Movie Review by Debbie Winkler
Starring: John Wayne, Donna Reed, Charles Coburn, Tom Tully, Sherry Jackson
Director: Michael Curtiz
Release Date: 4 April 1953
Length: 110 minutes
Movie Rating: Not Rated
View Format: TV
My Rating: 3/5 stars
“Fighting for custody of his daughter, coach Steve Williams (John Wayne) takes a job at a tiny Catholic school with a football team in need of help. But when he lands at the center of a recruiting scandal, Williams may lose any chance of getting his daughter back. Wayne plays a rare comedic role in director Michael Curtiz‘s winning film, which co-stars Charles Coburn as the school’s elderly rector and Donna Reed as the Duke’s love interest.” — Netflix.com
I think this is the first movie I have seen John Wayne in where he has not played a cowboy! I was surprised by how handsome he is and how great he looks in a suit. It was also great to see him as a loving father who is totally clueless as to how to raise a little girl, but is determined to involve his daughter in every aspect of his life. I thought he did a great job as a kind of playboy who was trying to change his ways to keep his daughter away from his witch of an ex-wife. The little girl who played his daughter (Sherry Jackson) was precocious without being obnoxious and I really liked her. She was a great foil for John Wayne‘s character and brought some tenderness and some soft touches to his character. Donna Reed was supposedly the love interest, but it is more like John Wayne hitting on her at every opportunity than them having an actual on-screen romance. Donna Reed is the social worker assigned to John Wayne‘s case and ends up making completely the wrong assumptions about them and kind of ruining their lives. She looked beautiful onscreen, though, and I found her very believable in her role. The cute little old guy (Charles Coburn) who played the priest who was the headmaster of the college was adorable and I enjoyed watching him interact with his coworkers.
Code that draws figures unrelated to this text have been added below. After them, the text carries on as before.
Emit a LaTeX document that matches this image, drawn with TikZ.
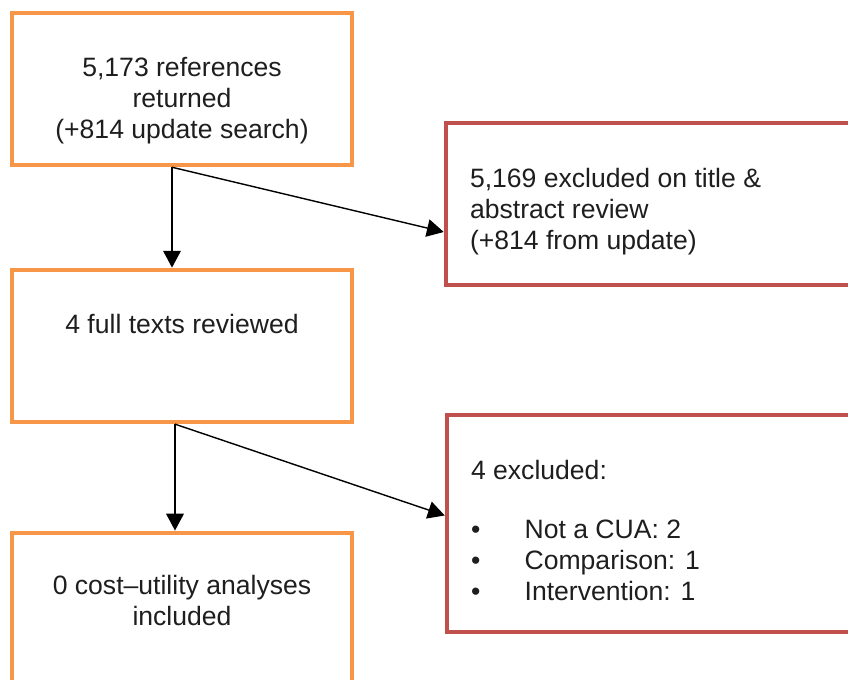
\documentclass[tikz,border=0pt]{standalone}
\usepackage{fontspec}
\setmainfont{Liberation Sans}
\usetikzlibrary{arrows.meta,positioning}
\definecolor{flowOrange}{RGB}{247,150,70}
\definecolor{exclRed}{RGB}{192,80,77}
\definecolor{inkGray}{RGB}{30,30,30}

\begin{document}
\begin{tikzpicture}[
  font=\fontsize{18.9}{22}\selectfont,
  >={Triangle[length=4.2mm, width=4.4mm]},
  obox/.style={
    draw=flowOrange,
    line width=3.2pt,
    minimum width=8.5cm,
    minimum height=3.8cm,
  },
  rbox/.style={
    draw=exclRed,
    line width=3.2pt,
    minimum width=10.15cm,
  },
  txt/.style={
    text=inkGray,
    inner sep=0pt,
  },
  flow/.style={
    ->,
    line width=1pt,
  },
]

  \useasboundingbox (0,0) rectangle (21.2,16.975);

  \node[obox] (refs) at (4.55,14.75) {};
  \node[obox, below=2.51cm of refs] (full) {};
  \node[obox, below=2.66cm of full] (incl) {};

  \node[rbox, minimum height=4.05cm] (excl1) at (16.225,11.875) {};
  \node[rbox, minimum height=5.425cm] (excl2) at (16.25,3.8875) {};

  \node[txt, align=center, below=1.15cm of refs.north] (refsTxt)
    {5,173 references\\returned\\(+814 update search)};
  \node[txt, align=center, below=1.15cm of full.north] (fullTxt)
    {4 full texts reviewed};
  \node[txt, align=center, below=1.1cm of incl.north] (inclTxt)
    {0 cost--utility analyses\\included};

  \node[txt, align=left, below right=1.175cm and 0.65cm of excl1.north west] (excl1Txt)
    {5,169 excluded on title \&\\abstract review\\(+814 from update)};
  \node[txt, align=left, below right=1.175cm and 0.65cm of excl2.north west] (excl2Txt)
    {4 excluded:\\[7mm]
     \makebox[1.34cm][l]{\textbullet}Not a CUA: 2\\
     \makebox[1.34cm][l]{\textbullet}Comparison: 1\\
     \makebox[1.34cm][l]{\textbullet}Intervention: 1};

  \draw[flow] ([xshift=-2.5mm]refs.south) -- ([xshift=-2.5mm]full.north);
  \draw[flow] ([xshift=-2.5mm]refs.south) -- ([yshift=-7mm]excl1.west);
  \draw[flow] ([xshift=-1.75mm]full.south) -- ([xshift=-1.75mm]incl.north);
  \draw[flow] ([xshift=-1.75mm]full.south) -- ([yshift=2mm]excl2.west);

\end{tikzpicture}
\end{document}
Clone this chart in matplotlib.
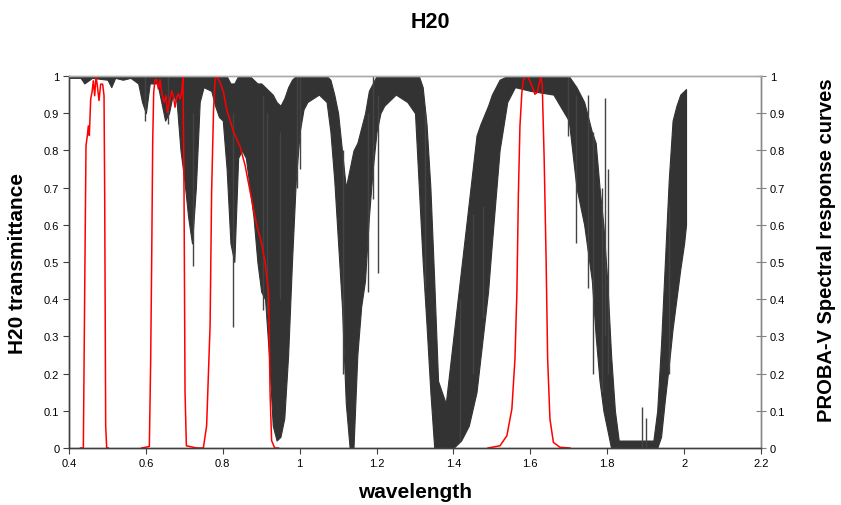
import matplotlib
matplotlib.use("Agg")
import matplotlib.pyplot as plt

plt.rcParams['font.family'] = ['Liberation Sans', 'DejaVu Sans']

# H2O transmittance, read as upper / lower envelope of the dense spectrum
wl = [0.40, 0.43, 0.44, 0.46, 0.50, 0.51, 0.52, 0.54, 0.56, 0.58, 0.59, 0.60, 0.61, 0.63,
      0.64, 0.65, 0.66, 0.67, 0.68, 0.69, 0.70, 0.71, 0.72, 0.73, 0.74, 0.75, 0.77, 0.78,
      0.79, 0.80, 0.81, 0.82, 0.83, 0.84, 0.85, 0.86, 0.87, 0.88, 0.89, 0.90, 0.91, 0.92,
      0.93, 0.94, 0.95, 0.96, 0.97, 0.98, 0.99, 1.00, 1.01, 1.02, 1.05, 1.07, 1.08, 1.09,
      1.10, 1.11, 1.12, 1.13, 1.14, 1.15, 1.16, 1.17, 1.18, 1.19, 1.20, 1.21, 1.22, 1.25,
      1.28, 1.30, 1.31, 1.32, 1.33, 1.34, 1.35, 1.36, 1.38, 1.40, 1.42, 1.44, 1.46, 1.47,
      1.49, 1.50, 1.52, 1.54, 1.56, 1.60, 1.66, 1.70, 1.72, 1.74, 1.76, 1.77, 1.78, 1.79,
      1.80, 1.81, 1.82, 1.83, 1.86, 1.88, 1.90, 1.92, 1.93, 1.94, 1.95, 1.96, 1.97, 1.98,
      1.99, 2.00, 2.005]
t_hi = [1.0, 1.0, 1.0, 1.0, 1.0, 1.0, 1.0, 1.0, 1.0, 1.0, 1.0, 1.0, 1.0, 1.0,
        1.0, 1.0, 1.0, 1.0, 1.0, 1.0, 1.0, 1.0, 1.0, 1.0, 1.0, 1.0, 1.0, 1.0,
        1.0, 1.0, 1.0, 0.98, 0.98, 1.0, 1.0, 1.0, 1.0, 0.99, 0.98, 0.98, 0.97, 0.96,
        0.95, 0.93, 0.92, 0.94, 0.97, 0.99, 1.0, 1.0, 1.0, 1.0, 1.0, 1.0, 0.99, 0.95,
        0.90, 0.80, 0.70, 0.75, 0.80, 0.82, 0.86, 0.90, 0.96, 0.98, 1.0, 1.0, 1.0, 1.0,
        1.0, 1.0, 1.0, 0.97, 0.87, 0.70, 0.45, 0.18, 0.12, 0.30, 0.48, 0.66, 0.84, 0.87,
        0.92, 0.95, 0.99, 1.0, 1.0, 1.0, 1.0, 1.0, 0.97, 0.93, 0.85, 0.82, 0.70, 0.60,
        0.45, 0.25, 0.10, 0.02, 0.02, 0.02, 0.02, 0.02, 0.10, 0.28, 0.50, 0.72, 0.88, 0.92,
        0.95, 0.96, 0.965]
t_lo = [0.995, 0.995, 0.98, 0.995, 0.99, 0.97, 0.995, 0.99, 0.995, 0.98, 0.93, 0.90, 0.98, 0.98,
        0.93, 0.88, 0.90, 0.95, 0.93, 0.80, 0.72, 0.62, 0.55, 0.70, 0.93, 0.97, 0.96, 0.92,
        0.89, 0.88, 0.75, 0.55, 0.50, 0.78, 0.80, 0.78, 0.70, 0.62, 0.50, 0.42, 0.40, 0.25,
        0.06, 0.02, 0.03, 0.08, 0.25, 0.50, 0.72, 0.85, 0.91, 0.93, 0.95, 0.93, 0.85, 0.72,
        0.55, 0.38, 0.12, 0.0, 0.0, 0.25, 0.38, 0.45, 0.62, 0.75, 0.85, 0.90, 0.92, 0.95,
        0.93, 0.90, 0.70, 0.50, 0.33, 0.15, 0.0, 0.0, 0.0, 0.0, 0.02, 0.06, 0.15, 0.24,
        0.42, 0.55, 0.80, 0.93, 0.97, 0.96, 0.95, 0.88, 0.70, 0.60, 0.45, 0.30, 0.18, 0.10,
        0.05, 0.0, 0.0, 0.0, 0.0, 0.0, 0.0, 0.0, 0.0, 0.03, 0.13, 0.22, 0.32, 0.40,
        0.48, 0.55, 0.60]

# isolated absorption spikes: wavelength, bottom, top
spike_wl = [0.598, 0.658, 0.723, 0.826, 0.905, 0.915, 0.949, 0.992, 1.0, 1.113, 1.179, 1.19,
            1.205, 1.326, 1.417, 1.452, 1.478, 1.699, 1.72, 1.751, 1.764, 1.786, 1.794,
            1.803, 1.89, 1.90, 1.96]
spike_lo = [0.88, 0.87, 0.49, 0.325, 0.37, 0.36, 0.40, 0.70, 0.75, 0.20, 0.42, 0.67,
            0.47, 0.43, 0.02, 0.20, 0.35, 0.84, 0.55, 0.43, 0.20, 0.15, 0.30,
            0.20, 0.0, 0.0, 0.20]
spike_hi = [1.0, 1.0, 0.9, 0.9, 0.95, 0.9, 0.85, 1.0, 1.0, 0.8, 0.9, 1.0,
            0.95, 0.9, 0.40, 0.63, 0.65, 1.0, 0.95, 0.95, 0.85, 0.7, 0.94,
            0.75, 0.11, 0.08, 0.65]

# PROBA-V spectral response curves
b1_wl = [0.430, 0.4373, 0.4408, 0.4442, 0.4477, 0.4503, 0.4529, 0.4564, 0.4598, 0.4633, 0.4668,
         0.4703, 0.4737, 0.4781, 0.4824, 0.4876, 0.4911, 0.4928, 0.4954, 0.4980, 0.502]
b1_r = [0.0, 0.0, 0.418, 0.813, 0.84, 0.866, 0.84, 0.938, 0.956, 0.987, 0.947,
        1.0, 0.974, 0.934, 0.978, 0.978, 0.947, 0.687, 0.06, 0.0, 0.0]

b2_wl = [0.589, 0.609, 0.6125, 0.6151, 0.6177, 0.6203, 0.6237, 0.6281, 0.6324, 0.6367, 0.6411,
         0.6472, 0.6524, 0.6558, 0.661, 0.6671, 0.6714, 0.6758, 0.6801, 0.6844, 0.6888,
         0.6931, 0.6966, 0.6992, 0.7018, 0.7053, 0.732]
b2_r = [0.0, 0.004, 0.24, 0.508, 0.822, 0.956, 0.99, 0.99, 0.965, 0.99, 0.956,
        0.929, 0.947, 0.902, 0.929, 0.96, 0.947, 0.916, 0.943, 0.952, 0.938,
        0.956, 0.996, 0.687, 0.15, 0.006, 0.0]

b3_wl = [0.735, 0.7495, 0.758, 0.767, 0.771, 0.776, 0.780, 0.784, 0.793, 0.802, 0.810, 0.828,
         0.845, 0.858, 0.871, 0.888, 0.901, 0.910, 0.919, 0.923, 0.927, 0.935, 0.945]
b3_r = [0.0, 0.0, 0.06, 0.33, 0.69, 0.91, 0.99, 1.0, 0.983, 0.956, 0.91, 0.85,
        0.81, 0.76, 0.69, 0.60, 0.55, 0.50, 0.42, 0.15, 0.02, 0.0, 0.0]

b4_wl = [1.49, 1.521, 1.539, 1.552, 1.560, 1.565, 1.569, 1.573, 1.578, 1.582, 1.589, 1.595,
         1.604, 1.612, 1.618, 1.624, 1.627, 1.631, 1.636, 1.641, 1.645, 1.651, 1.660, 1.677, 1.703]
b4_r = [0.0, 0.006, 0.033, 0.105, 0.24, 0.418, 0.687, 0.866, 0.956, 0.99, 1.0, 0.996,
        0.974, 0.951, 0.956, 0.983, 1.0, 0.974, 0.777, 0.508, 0.24, 0.078, 0.015, 0.002, 0.0]

ticks01 = [i/10 for i in range(11)]
tick01_labels = ['0', '0.1', '0.2', '0.3', '0.4', '0.5', '0.6', '0.7', '0.8', '0.9', '1']

fig = plt.figure(figsize=(8.41, 5.06), dpi=100)
ax = fig.add_axes([69/841, 1-449/506, 692/841, 372/506])

dark = '#333333'
ax.fill_between(wl, t_lo, t_hi, color=dark, lw=0.8, edgecolor=dark)
ax.vlines(spike_wl, spike_lo, spike_hi, color='#444444', lw=1.0)

ax.set_xlim(0.4, 2.2)
ax.set_ylim(0, 1)
ax.set_xticks([0.4, 0.6, 0.8, 1.0, 1.2, 1.4, 1.6, 1.8, 2.0, 2.2])
ax.set_xticklabels(['0.4', '0.6', '0.8', '1', '1.2', '1.4', '1.6', '1.8', '2', '2.2'])
ax.set_yticks(ticks01)
ax.set_yticklabels(tick01_labels)
ax.tick_params(axis='both', direction='out', length=4, width=0.8, labelsize=8,
               color='#404040', pad=3)

ax2 = ax.twinx()
for x, r in [(b1_wl, b1_r), (b2_wl, b2_r), (b3_wl, b3_r), (b4_wl, b4_r)]:
    ax2.plot(x, r, color='red', lw=1.1)
ax2.set_ylim(0, 1)
ax2.set_yticks(ticks01)
ax2.set_yticklabels(tick01_labels)
ax2.tick_params(axis='y', direction='inout', length=7, width=0.8, labelsize=8,
                color='#808080', pad=3)

for a in (ax, ax2):
    a.spines['left'].set_color('#404040')
    a.spines['bottom'].set_color('#404040')
    a.spines['top'].set_color('#aaaaaa')
    a.spines['right'].set_color('#888888')
    for s in a.spines.values():
        s.set_linewidth(1.0)

# titles and axis labels placed in figure pixels
fig.text(430/841, 1 - 22/506, 'H20', fontsize=15.5, fontweight='bold', ha='center', va='center')
fig.text(415/841, 1 - 493/506, 'wavelength', fontsize=15, fontweight='bold', ha='center', va='center')
fig.text(18/841, 1 - 264/506, 'H20 transmittance', fontsize=15, fontweight='bold',
         rotation=90, ha='center', va='center')
fig.text(826/841, 1 - 250/506, 'PROBA-V Spectral response curves', fontsize=14.5,
         fontweight='bold', rotation=90, ha='center', va='center')

plt.savefig('out.png', dpi=100)
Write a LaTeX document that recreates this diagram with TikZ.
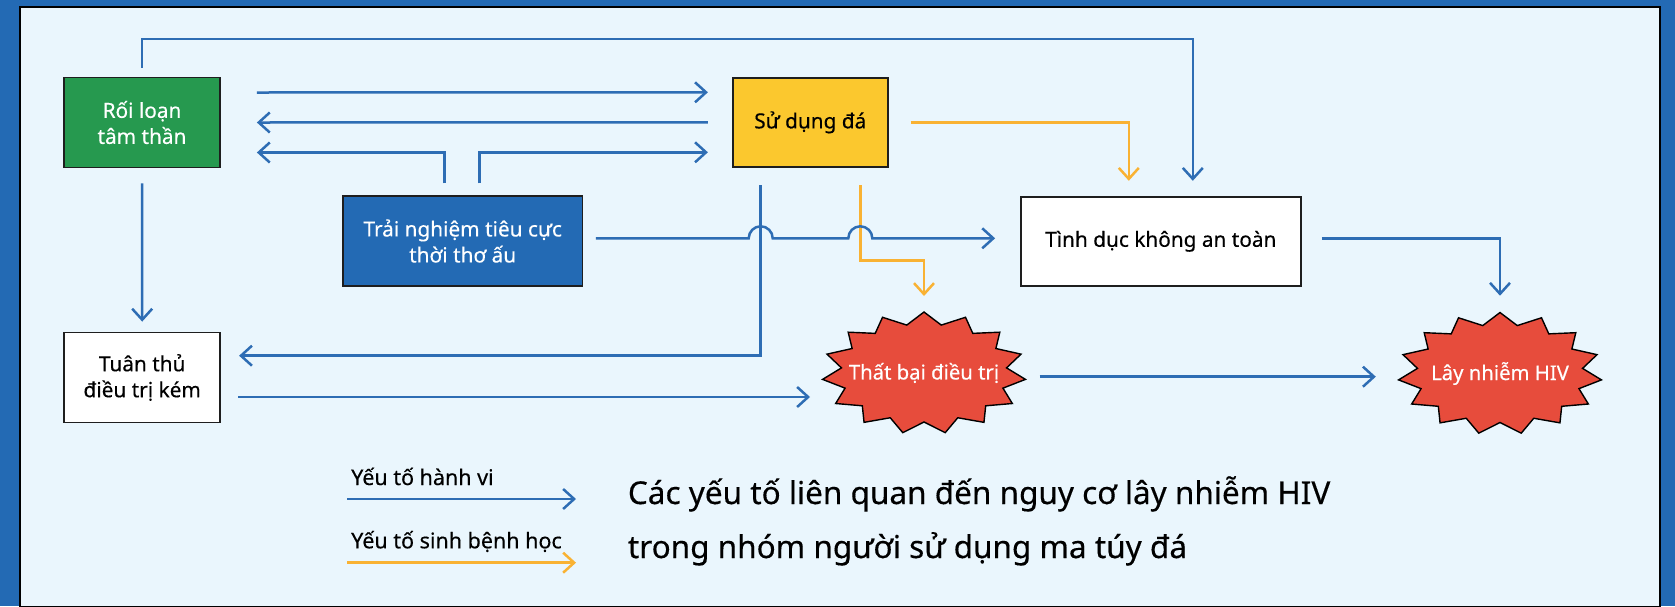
\documentclass[tikz,border=0pt]{standalone}
\usepackage{fontspec}
\setmainfont[FakeBold=0.35]{Noto Sans}
\usetikzlibrary{arrows.meta,calc}
\definecolor{bgblue}{HTML}{236AB4}
\definecolor{panel}{HTML}{EAF6FD}
\definecolor{boxgreen}{HTML}{26994F}
\definecolor{boxyellow}{HTML}{FBC82E}
\definecolor{starred}{HTML}{E74C3C}
\definecolor{linkorange}{HTML}{F9B233}
\definecolor{lineblue}{HTML}{2E6DB4}
\definecolor{boxline}{HTML}{1E1E1E}
\begin{document}
\begin{tikzpicture}[x=1pt,y=-1pt,
  box/.style={draw=boxline, line width=1.8pt, minimum width=156pt, minimum height=90pt,
    align=center, font=\fontsize{20.8}{26}\selectfont, inner sep=0pt},
  blink/.style={draw=lineblue, line width=2.5pt,
    -{Straight Barb[length=11pt,width=20pt,line width=2.5pt]}},
  olink/.style={draw=linkorange, line width=2.5pt,
    -{Straight Barb[length=11pt,width=20pt,line width=2.5pt]}},
  starshape/.style={fill=starred, draw=black, line width=1.4pt, line join=miter},
  startext/.style={text=white, font=\fontsize{20.3}{24}\selectfont, inner sep=0pt},
  legendtext/.style={font=\fontsize{21.5}{26}\selectfont, inner sep=0pt, anchor=base west},
  titletext/.style={font=\fontsize{31.5}{36}\selectfont, inner sep=0pt, anchor=base west}
]
\useasboundingbox (0,0) rectangle (1675,606);
\fill[bgblue] (0,0) rectangle (1675,606);
\filldraw[fill=panel, draw=black, line width=1.5pt] (20,7) rectangle (1660,607);

% boxes
\node[box, fill=boxgreen, text=white] (rl) at (142,122.5) {Rối loạn\\tâm thần};
\node[box, fill=boxyellow, minimum width=155pt, minimum height=89pt] (sd) at (810.3,122.3) {Sử dụng đá};
\node[box, fill=bgblue, text=white, minimum width=239.5pt, minimum height=89.4pt] (tn) at (462.7,241) {Trải nghiệm tiêu cực\\thời thơ ấu};
\node[box, fill=white, minimum width=279.6pt, minimum height=89.3pt] (td) at (1160.8,241.3) {Tình dục không an toàn};
\node[box, fill=white] (tt) at (142.2,377.5) {Tuân thủ\\điều trị kém};

% stars
\coordinate (tbc) at (924,373);
\coordinate (hivc) at (1500,373.5);
\draw[starshape] ($(tbc)+(90:102pt and 61pt)$)
  \foreach \i [evaluate=\i as \rx using {mod(\i,2)==0 ? 102 : 83},
               evaluate=\i as \ry using {mod(\i,2)==0 ? 61 : 49}] in {1,...,29}
  { -- ($(tbc)+({90+12*\i}:\rx pt and \ry pt)$) } -- cycle;
\draw[starshape] ($(hivc)+(90:102pt and 61pt)$)
  \foreach \i [evaluate=\i as \rx using {mod(\i,2)==0 ? 102 : 83},
               evaluate=\i as \ry using {mod(\i,2)==0 ? 61 : 49}] in {1,...,29}
  { -- ($(hivc)+({90+12*\i}:\rx pt and \ry pt)$) } -- cycle;
\node[startext] (tb) at (tbc) {Thất bại điều trị};
\node[startext] (hiv) at (hivc) {Lây nhiễm HIV};

% connectors
\draw[blink] ($(rl.east)+(36,-30)$) -- ($(sd.west)+(-24,-30)$);
\draw[blink] ($(sd.west)+(-24,0)$) -- ($(rl.east)+(36,0)$);
\draw[blink] ($(tn.north)+(-18,-12)$) |- ($(rl.east)+(36,30)$);
\draw[blink] ($(tn.north)+(17,-12)$) |- ($(sd.west)+(-24,30)$);
\draw[blink] ($(rl.north)+(0,-9)$) -- ++(0,-28.5) -| ($(td.north)+(32,-15)$);
\draw[olink] ($(sd.east)+(22,0)$) -| ($(td.north)+(-32,-15)$);
\draw[blink] ($(rl.south)+(0,15)$) -- ($(tt.north)+(0,-10)$);
\draw[blink] ($(sd.south)+(-49.6,17.3)$) |- ($(tt.east)+(18,-21.8)$);
\draw[olink] ($(sd.south)+(50,17.3)$) -- ++(0,75.7) -| ($(tb.center)+(0,-77)$);

\coordinate (a10) at ($(tn.east)+(12.5,-2.7)$);
\coordinate (j1) at ($(sd.south)+(-49.6,0)$);
\coordinate (j2) at ($(sd.south)+(50,0)$);
\draw[blink] (a10) -- ($(j1 |- a10)+(-12,0)$) arc[start angle=180, end angle=0, radius=12pt]
  -- ($(j2 |- a10)+(-12,0)$) arc[start angle=180, end angle=0, radius=12pt]
  -- ($(td.west)+(-25,-3)$);

\draw[blink] ($(tt.east)+(17.3,19.5)$) -- ($(tb.center)+(-114,24)$);
\draw[blink] ($(tb.center)+(115.7,3.7)$) -- ($(hiv.center)+(-124.2,3.2)$);
\draw[blink] ($(td.east)+(20.4,-3)$) -| ($(hiv.center)+(0,-77.8)$);

% legend
\node[legendtext] (lg1) at (351,485) {Yếu tố hành vi};
\coordinate (l1s) at (347,499);
\coordinate (l1e) at (576,499);
\draw[blink] (l1s) -- (l1e);
\node[legendtext] (lg2) at (351,548.3) {Yếu tố sinh bệnh học};
\coordinate (l2s) at (347,562.7);
\coordinate (l2e) at (576,562.7);
\draw[olink] (l2s) -- (l2e);

% title
\node[titletext] (title1) at (627.7,504) {Các yếu tố liên quan đến nguy cơ lây nhiễm HIV};
\node[titletext] (title2) at (627.7,558) {trong nhóm người sử dụng ma túy đá};
\end{tikzpicture}
\end{document}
The storyline was interesting as it pulled from a few different areas. You have John Wayne fighting his ex-wife in a heated custody battle for their little girl so John Wayne is trying to clean up his act and persuade the courts that he is a fit father, but cant’ help acting like the cowboy he is and trying to buck the system. You also have a small college fighting for survival and choosing football as the way to raise the money to keep the college going. This movie is in the early days of football when the sport is still fairly brutal and does not have quite as many rules to protect its players. When John Wayne bends or outright breaks the rules to get the college a winning football team, how far is going too far at a conservative church college? All of these subplots made this movie more interesting and kept it going along at a fast clip.
This classic movie is all in black and white, but it is crisp and clear and a lot of fun to watch. There are not many clips of the football game itself and the story definitely focuses around John Wayne’s character, but I liked that and I liked seeing him in something a little bit different. If you have the opportunity to catch this movie on TV, like I did, I think that you will enjoy it. It is nothing special, but it is an enjoyable and likeable film that will appeal to a wide age range.
This movie shows some drinking, smoking, pool playing and waking up with a hangover. Sports rules and regulations, our legal system, religious issues and integrity are all presented, discussed and left to the viewer to think about what is appropriate and what is right. This movie does take place at a small Roman Catholic college so there are lots of priests and discussions of religious issues. Appropriate for viewers of all ages, but recommended for ages 8 and up.